I am not known for my love of the police. This dates back to a now infamous encounter my senior year at North Park with two of Chicago’s finest WHOM I FLAGGED DOWN one night a few blocks from my apartment. I had left my apartment to catch a cab when a creepy man started propositioning me. The cops stopped and I ran over to their car but instead of getting information on the man or pursuing him, they proceeded to take me into custody for prostitution. (When I told them that I was a student at North Park their response was: “Yeah, we know a lot of girls like you who get through school this way.”) I have perhaps never been so utterly confounded by a situation that was at once so unbelievable and yet so horrifyingly real. After persuading them to take me back to my apartment so that my mom, who was visiting that weekend from Seattle, could vouch for my story, and after offering them a copy of the latest College News with a front page article about my Senior Par Excellance award, they agreed to let me go: “If we don’t catch you again this month your record will be clean,” they informed me.
This one clearly absurd situation would not have been enough to sour me. But the stories my kids from my ministry would tell me made my stomach sick: their stories of beatings, verbal assaults, and manipulation pushed me further, as did my own somewhat regular interactions when I would walk my kids back to their apartments after my drop-in center closed: “What are you doing here? You shouldn’t be walking out here. Go back where you belong.”
To this day, if I see a police car I have to fight the urge to cross the street or turn and go the other way.
Moving to L.A., a city notorious for their police force, did not improve my outlook. The first Senior Lead Officer we had stood a foot away from me and told me, point blank, that there had been no homicide on my street that week after I questioned him about the case. I had stood on our front porch just days earlier, it was our first Easter Sunday in L.A., and watched as the investigators worked the crime scene for the man shot and killed in his car a few houses down. But what did I know…

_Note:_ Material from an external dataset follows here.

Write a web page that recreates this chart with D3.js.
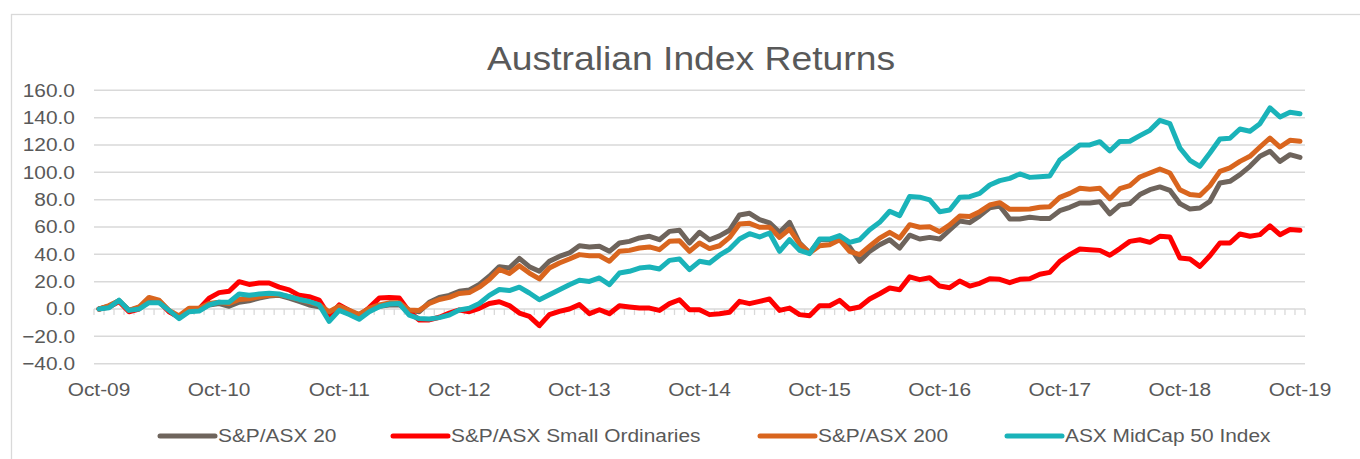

Last night we had our first block club with our new Senior Lead, and while there were disconcerting moments where his answers clashed with what we wanted to hear, I realized half-way through the meeting that this guy was being real with us. He is energetic, he loves his job, and he desires to impact our community for good. And it is his honesty (“I would love to live here if I didn’t have a wife and children”) that, while sometimes painful, is the thing I actually appreciate. Because while there are things I may not want to hear him say (what does that imply about us wives and mothers who DO live here?), his honesty is a step in the right direction.